To mark the annual Case Western Reserve University Martin Luther King Jr. celebration, all students, staff and faculty are encouraged to enter the MLK Essay Contest. Participants must submit an essay of no more than 750 words that critiques, reflects and/or applies King’s values and visions to contemporary domestic and global social, political and economic issues.
The competition will run until Jan. 17. The authors of the best faculty and staff essays each will be awarded prizes of $1,000. One graduate or professional student and one undergraduate student will each receive first place prizes of $500. In addition, undergraduate and graduate student runners-up each will be awarded $300.
Participants may select any one of five excerpted works by King as prompts for essay. The five prompts are passages selected from his speeches/writings on globalization, religion, education, poverty and social justice, and leadership and civic engagement.
This year’s MLK Essay Contest is made possible by the generous support of a record number of stakeholders across the university, including the President’s Advisory Council on Minorities; the Office of Inclusion, Diversity & Equal Opportunity (OIDEO); the Center for International Affairs; Baker-Nord Center for the Humanities; Cleveland Hillel Foundation; Interfraternity Congress; Panhellenic Council; the Office of Housing, Residence Life and Greek Life; Undergraduate Student Government; Share the Vision; University Programs and Events; and Kelvin Smith Library.
“The enthusiastic level of collaborations among different units within the university in support of this crucial celebration of Dr. King shows that our mission for advancing diversity through inclusive thinking, mindful learning, and transformative dialogue is reaching a broad base of influential stakeholders and constituencies,” said Marilyn Mobley, vice president for OIDEO.
Winners of the essay contest will be recognized during the MLK Convocation Jan. 21 at 12:30 p.m. at Amasa Stone Chapel. Lani Guinier, lawyer, scholar and civil rights activist, will headline this year’s MLK convocation as keynote speaker. Guinier is the first Jewish/African-American woman tenured professor at Harvard Law School.

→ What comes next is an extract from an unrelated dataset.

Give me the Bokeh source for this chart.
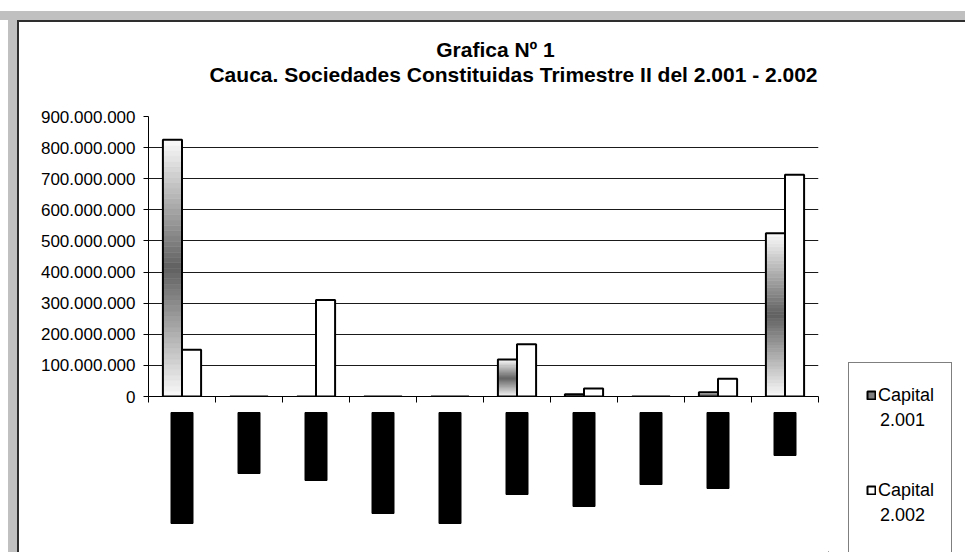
import numpy as np
from bokeh.plotting import figure
from bokeh.models import (Range1d, FixedTicker, CustomJSTickFormatter, Label, Legend,
                          LegendItem, ColumnDataSource, Div)
from bokeh.layouts import column, row
from bokeh.embed import file_html
from bokeh.resources import INLINE

# ---------------- data ----------------
categories = ["Sector 1", "Sector 2", "Sector 3", "Sector 4", "Sector 5",
              "Sector 6", "Sector 7", "Sector 8", "Sector 9", "Sector 10"]
cap_2001 = [825e6, 0, 0, 0, 0, 119e6, 7e6, 0, 14e6, 525e6]
cap_2002 = [150e6, 0, 310e6, 0, 0, 168e6, 26e6, 0, 57e6, 713e6]
# the category labels appear as solid black blocks in the picture (length in px)
label_block_len = [111, 61, 68, 101, 111, 82, 94, 72, 76, 43]
series_line1 = ["Capital", "Capital"]
series_line2 = ["2.001", "2.002"]
y_ticks = [0, 100000000, 200000000, 300000000, 400000000, 500000000,
           600000000, 700000000, 800000000, 900000000]
y_tick_labels = ["0", "100.000.000", "200.000.000", "300.000.000", "400.000.000",
                 "500.000.000", "600.000.000", "700.000.000", "800.000.000", "900.000.000"]
title_1 = "Grafica Nº 1"
title_2 = "Cauca. Sociedades Constituidas Trimestre II del 2.001 - 2.002"

FONT = "Liberation Sans"
n = len(categories)
centers = np.arange(n) + 0.5
bar_w = 0.285
W_LEFT, W_FRAME, W_RIGHT = 129, 670, 10
W_CHART = W_LEFT + W_FRAME + W_RIGHT


def bare(width, height, x_range, y_range, **kw):
    f = figure(width=width, height=height, x_range=x_range, y_range=y_range,
               output_backend="svg", toolbar_location=None, title=None,
               x_axis_location=None, y_axis_location=None, frame_align=False,
               background_fill_color="white", border_fill_color="white",
               outline_line_color=None, **kw)
    f.grid.visible = False
    return f


# ---------------- title strip ----------------
H_T = 82
tf = bare(W_CHART, H_T, Range1d(0, W_CHART), Range1d(H_T, 0), min_border=0)
tf.add_layout(Label(x=476, y=27, text=title_1, text_align="center",
                    text_baseline="alphabetic", text_font=FONT, text_font_size="21px",
                    text_font_style="bold", text_color="black"))
tf.add_layout(Label(x=494, y=52, text=title_2, text_align="center",
                    text_baseline="alphabetic", text_font=FONT, text_font_size="21px",
                    text_font_style="bold", text_color="black"))

# ---------------- main chart ----------------
p = figure(width=W_CHART, height=302, x_range=Range1d(0, n), y_range=Range1d(0, 900e6),
           output_backend="svg", toolbar_location=None, title=None, frame_align=False,
           min_border_left=W_LEFT, min_border_right=W_RIGHT, min_border_top=12,
           min_border_bottom=10, background_fill_color="white",
           border_fill_color="white", outline_line_color=None)

# x axis: ticks at category boundaries, labels hidden (shown as blocks below)
p.xaxis.ticker = FixedTicker(ticks=list(range(n + 1)))
p.xaxis.formatter = CustomJSTickFormatter(code="return ''")
p.xaxis.major_label_standoff = 0
p.xaxis.major_tick_out = 6
p.xaxis.major_tick_in = 0
p.xaxis.minor_tick_line_color = None
p.xaxis.axis_line_color = "black"
p.xaxis.major_tick_line_color = "black"
p.xgrid.visible = False

p.yaxis.ticker = FixedTicker(ticks=y_ticks)
p.yaxis.major_label_overrides = dict(zip(y_ticks, y_tick_labels))
p.yaxis.major_label_text_font = FONT
p.yaxis.major_label_text_font_size = "17px"
p.yaxis.major_label_text_color = "black"
p.yaxis.major_tick_out = 5
p.yaxis.major_tick_in = 0
p.yaxis.major_label_standoff = 8
p.yaxis.minor_tick_line_color = None
p.yaxis.axis_line_color = "black"
p.yaxis.major_tick_line_color = "black"
p.ygrid.ticker = FixedTicker(ticks=y_ticks)
p.ygrid.grid_line_color = "#1a1a1a"
p.ygrid.grid_line_width = 1

# 2.001 bars: vertical gradient (light - dark - light), built from slices
n_sl = 48
light, dark = 250, 96
gx, gb, gt, gc = [], [], [], []
for c, v in zip(centers, cap_2001):
    if v <= 0:
        continue
    for k in range(n_sl):
        t = (k + 0.5) / n_sl
        g = int(round(light - (light - dark) * (1 - abs(2 * t - 1))))
        gx.append(c - bar_w / 2)
        gb.append(v * k / n_sl)
        gt.append(v * (k + 1) / n_sl)
        gc.append("#%02x%02x%02x" % (g, g, g))
p.vbar(x=gx, bottom=gb, top=gt, width=bar_w, fill_color=gc, line_color=gc, line_width=0.6)
p.vbar(x=centers - bar_w / 2, bottom=0, top=cap_2001, width=bar_w,
       fill_color=None, line_color="black", line_width=2)
# 2.002 bars
p.vbar(x=centers + bar_w / 2, bottom=0, top=cap_2002, width=bar_w,
       fill_color="white", line_color="black", line_width=2)

# ---------------- category label blocks ----------------
lf = bare(W_CHART, 146, p.x_range, Range1d(140, -6),
          min_border_left=W_LEFT, min_border_right=W_RIGHT, min_border_top=0,
          min_border_bottom=0)
lf.vbar(x=centers, bottom=0, top=label_block_len, width=22 / 67,
        fill_color="black", line_color="black")

# ---------------- legend panel ----------------
lg = bare(137, 530, Range1d(0, 1), Range1d(0, 1), min_border=0)
off = dict(x=[-5], bottom=[-6], top=[-5])  # proxies outside the view, legend swatches only
r1 = lg.vbar(x="x", bottom="bottom", top="top", width=0.1,
             source=ColumnDataSource(dict(off)),
             fill_color="#7f7f7f", line_color="black", line_width=2)
r2 = lg.vbar(x="x", bottom="bottom", top="top", width=0.1,
             source=ColumnDataSource(dict(off)),
             fill_color="white", line_color="black", line_width=2)
r3 = lg.vbar(x="x", bottom="bottom", top="top", width=0.1,
             source=ColumnDataSource(dict(off)),
             fill_color=None, line_color=None)
common = dict(label_text_font=FONT, label_text_font_size="18px", label_text_color="black",
              glyph_width=10, glyph_height=10, label_height=30, label_standoff=2,
              padding=17, spacing=65, margin=0)
legend_a = Legend(items=[LegendItem(label=series_line1[0], renderers=[r1]),
                         LegendItem(label=series_line1[1], renderers=[r2]),
                         LegendItem(label=" ", renderers=[r3])],
                  location=(20, -66), border_line_color="black", border_line_width=1,
                  background_fill_color="white", background_fill_alpha=1, **common)
legend_b = Legend(items=[LegendItem(label=series_line2[0], renderers=[r3]),
                         LegendItem(label=series_line2[1], renderers=[r3])],
                  location=(40, 22), border_line_color=None, background_fill_alpha=0,
                  **common)
lg.add_layout(legend_a)
lg.add_layout(legend_b)

# ---------------- frame (gray border like the source sheet) ----------------
def block(w, h, color):
    return Div(width=w, height=h, margin=0, styles={"background-color": color})

content = row(block(2, 530, "#2e2e2e"), column(tf, p, lf, spacing=0, margin=0), lg,
              spacing=0, margin=0)
inner = column(block(948, 2, "#2e2e2e"), content, spacing=0, margin=0)
body = row(block(8, 532, "white"), block(9, 532, "#c0c0c0"), inner, spacing=0, margin=0)
root = column(block(965, 11, "white"), block(965, 9, "#c0c0c0"), body, spacing=0, margin=0)

open("out.html", "w").write(file_html(root, INLINE, title="Grafica Nº 1"))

An exhibit is planned to display selected essays at various places around the university in the spring semester.
“We are honored to continue a CWRU tradition of using this essay format for encouraging and empowering university members to leverage and channel their diverse personal reflections towards persuading, educating, or contesting social constructions of meaning,” said Obie Okuh, inaugural OIDEO postdoctoral fellow and coordinator of the Essay Contest.